Anyway, there is nothing whatsoever wrong with Catorze, and his weight loss (from 3.71kg on 23rd November to 3.29kg now) is because he’s gone off his new food. Yes, he ate it happily at first, but this is Sa Maj we’re talking about; nobody knows why he does the stupid things he does. Cat Daddy and I are very disappointed as we love everything about the Cool Cat Club, and we so wanted this to work. Hopefully they will understand that this isn’t a reflection on their product, and that cats are just imbeciles.
By the time we got home, Catorze’s vet-administered appetite-stimulating pill had kicked in. But, once again, he went to his plate and just sniffed and stared. Then, when I sifted through his 30-70 mix of old and new food, giving him the pellets of old food only, he ate them.

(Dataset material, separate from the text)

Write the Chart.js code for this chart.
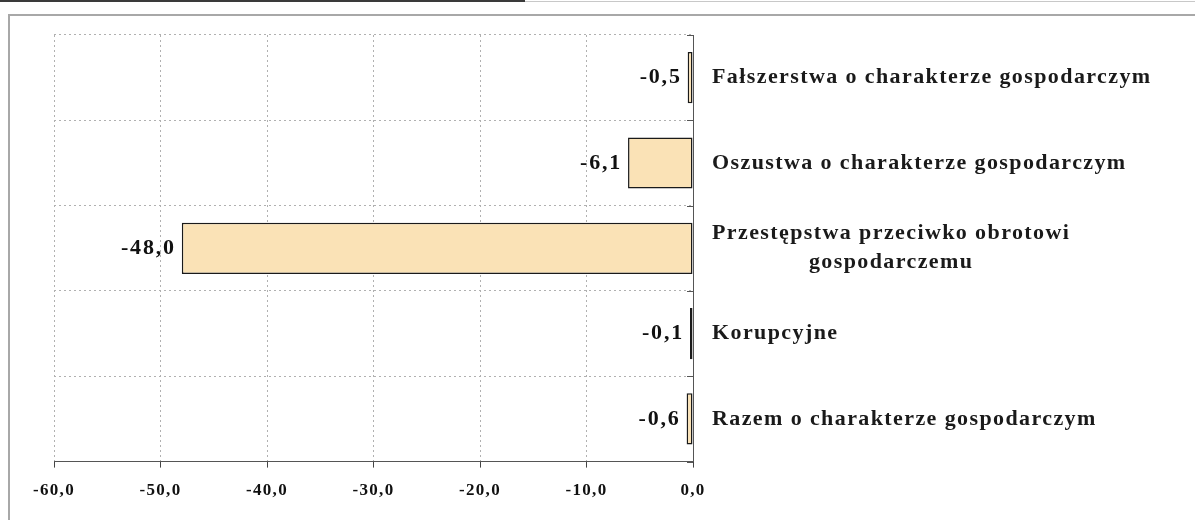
<!DOCTYPE html>
<html>
<head>
<meta charset="utf-8">
<script src="https://cdn.jsdelivr.net/npm/chart.js@4/dist/chart.umd.min.js"></script>
<style>
  html, body { margin: 0; padding: 0; background: #fff; }
  #wrap { position: relative; width: 1195px; height: 520px; }
</style>
</head>
<body>
<div id="wrap"><canvas id="c" width="1195" height="520"></canvas></div>
<script>
const categories = [
  'Fałszerstwa o charakterze gospodarczym',
  'Oszustwa o charakterze gospodarczym',
  ['Przestępstwa przeciwko obrotowi', 'gospodarczemu'],
  'Korupcyjne',
  'Razem o charakterze gospodarczym'
];
const values = [-0.5, -6.1, -48.0, -0.1, -0.6];
const xTicks = [-60, -50, -40, -30, -20, -10, 0];

const SERIF = '"Liberation Serif", "Times New Roman", serif';
const fmt = v => Number(v).toFixed(1).replace('.', ',');

const framePlugin = {
  id: 'frame',
  beforeDraw(chart) {
    const ctx = chart.ctx;
    ctx.save();
    ctx.strokeStyle = '#3a3a3a';
    ctx.lineWidth = 2;
    ctx.beginPath(); ctx.moveTo(0, 1); ctx.lineTo(525, 1); ctx.stroke();
    ctx.strokeStyle = '#c8c8c8';
    ctx.lineWidth = 1;
    ctx.beginPath(); ctx.moveTo(525, 1.5); ctx.lineTo(1195, 1.5); ctx.stroke();
    ctx.strokeStyle = '#a8a8a8';
    ctx.lineWidth = 2;
    ctx.beginPath();
    ctx.moveTo(9, 520); ctx.lineTo(9, 15); ctx.lineTo(1195, 15);
    ctx.stroke();
    ctx.restore();
    ctx.letterSpacing = '1.3px';
  },
  beforeDatasetsDraw(chart) {
    chart.ctx.letterSpacing = '0px';
  }
};

const labelPlugin = {
  id: 'labels',
  afterDraw(chart) {
    const ctx = chart.ctx;
    const area = chart.chartArea;
    const yScale = chart.scales.y;
    const meta = chart.getDatasetMeta(0);
    ctx.save();
    ctx.strokeStyle = '#555';
    ctx.lineWidth = 1;
    const n = chart.data.labels.length;
    for (let i = 0; i <= n; i++) {
      let y;
      if (i === 0) y = area.top;
      else if (i === n) y = area.bottom;
      else y = (yScale.getPixelForTick(i - 1) + yScale.getPixelForTick(i)) / 2;
      ctx.beginPath(); ctx.moveTo(area.right - 6, Math.round(y) + 0.5); ctx.lineTo(area.right, Math.round(y) + 0.5); ctx.stroke();
    }
    ctx.fillStyle = '#111';
    ctx.font = 'bold 22px ' + SERIF;
    ctx.letterSpacing = '1.8px';
    ctx.textAlign = 'right';
    ctx.textBaseline = 'middle';
    meta.data.forEach((bar, i) => {
      ctx.fillText(fmt(chart.data.datasets[0].data[i]), bar.x - 6, bar.y);
    });
    ctx.font = 'bold 22px ' + SERIF;
    ctx.letterSpacing = '1.4px';
    ctx.fillStyle = '#1a1a1a';
    const x0 = area.right + 19;
    chart.data.labels.forEach((lab, i) => {
      const y = yScale.getPixelForTick(i);
      if (Array.isArray(lab)) {
        const widths = lab.map(t => ctx.measureText(t).width);
        const maxW = Math.max(...widths);
        const lh = 29;
        const startY = y - (lab.length - 1) * lh / 2;
        ctx.textAlign = 'center';
        lab.forEach((t, k) => ctx.fillText(t, x0 + maxW / 2, startY + k * lh));
      } else {
        ctx.textAlign = 'left';
        ctx.fillText(lab, x0, y);
      }
    });
    ctx.restore();
  }
};

new Chart(document.getElementById('c'), {
  type: 'bar',
  data: {
    labels: categories,
    datasets: [{
      data: values,
      backgroundColor: '#FAE2B6',
      borderColor: '#1a1a1a',
      borderWidth: 1.5,
      borderSkipped: false,
      minBarLength: 3,
      barPercentage: 0.6,
      categoryPercentage: 1.0
    }]
  },
  options: {
    indexAxis: 'y',
    responsive: false,
    animation: false,
    devicePixelRatio: 1,
    layout: { padding: { left: 54, right: 502, top: 35, bottom: 6 } },
    plugins: { legend: { display: false }, tooltip: { enabled: false } },
    scales: {
      x: {
        type: 'linear',
        min: xTicks[0],
        max: xTicks[xTicks.length - 1],
        afterBuildTicks: s => { s.ticks = xTicks.map(v => ({ value: v })); },
        grid: {
          color: '#b0b0b0',
          lineWidth: 1,
          drawTicks: true,
          tickLength: 6,
          tickColor: '#444',
          tickBorderDash: []
        },
        border: { display: true, color: '#555', width: 1, dash: [2, 3] },
        ticks: {
          callback: v => fmt(v),
          color: '#111',
          padding: 13,
          maxRotation: 0,
          font: { family: SERIF, size: 17, weight: 'bold' }
        }
      },
      y: {
        type: 'category',
        position: 'right',
        grid: {
          offset: true,
          color: '#b0b0b0',
          lineWidth: 1,
          drawTicks: false
        },
        border: { display: true, color: '#555', width: 1, dash: [2, 3] },
        ticks: { display: false }
      }
    }
  },
  plugins: [framePlugin, labelPlugin]
});
</script>
</body>
</html>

So then we had a problem, because his old food has been discontinued.
After frantically panic-Googling high-protein cat food I discovered that Thrive have a dry food product, although none of the sellers were able to deliver anytime soon. The fastest and cheapest delivery was, unbelievably, on Ocado Zoom, a grocery delivery service for disorganised brats who want stuff within the hour. I remember once laughing at a friend for using this service, and no doubt she will giggle when she learns that I, too, joined the throng of disorganised brats.
Unfortunately the pack of Thrive was 50p below the minimum order quantity, so I asked Cat Daddy if we could add anything else to the order. Apparently we needed, erm, Branston pickle. (Non-Brits: ask your British friends.) I was concerned that the driver would wonder what special kind of disorganised brats we must be to need Branston pickle and to need it RIGHT NOW, and I was right to be worried because, when the delivery arrived, it contained Branston pickle and nothing else.
The evening was topped off by Catorze putting his best efforts into screaming his guts out whilst I was on the phone to Ocado Zoom asking what had gone wrong. The poor lady on the phone was saying, “Oh my God, your hungry cat! I can hear him! I feel so bad!”
Whilst the rest of the world reflects, dreams big and sets goals, all we want in 2021 is for our cat to eat the bloody food. Any food. NO, NOT THE OBSOLETE FOOD, FOR GOODNESS’ SAKE.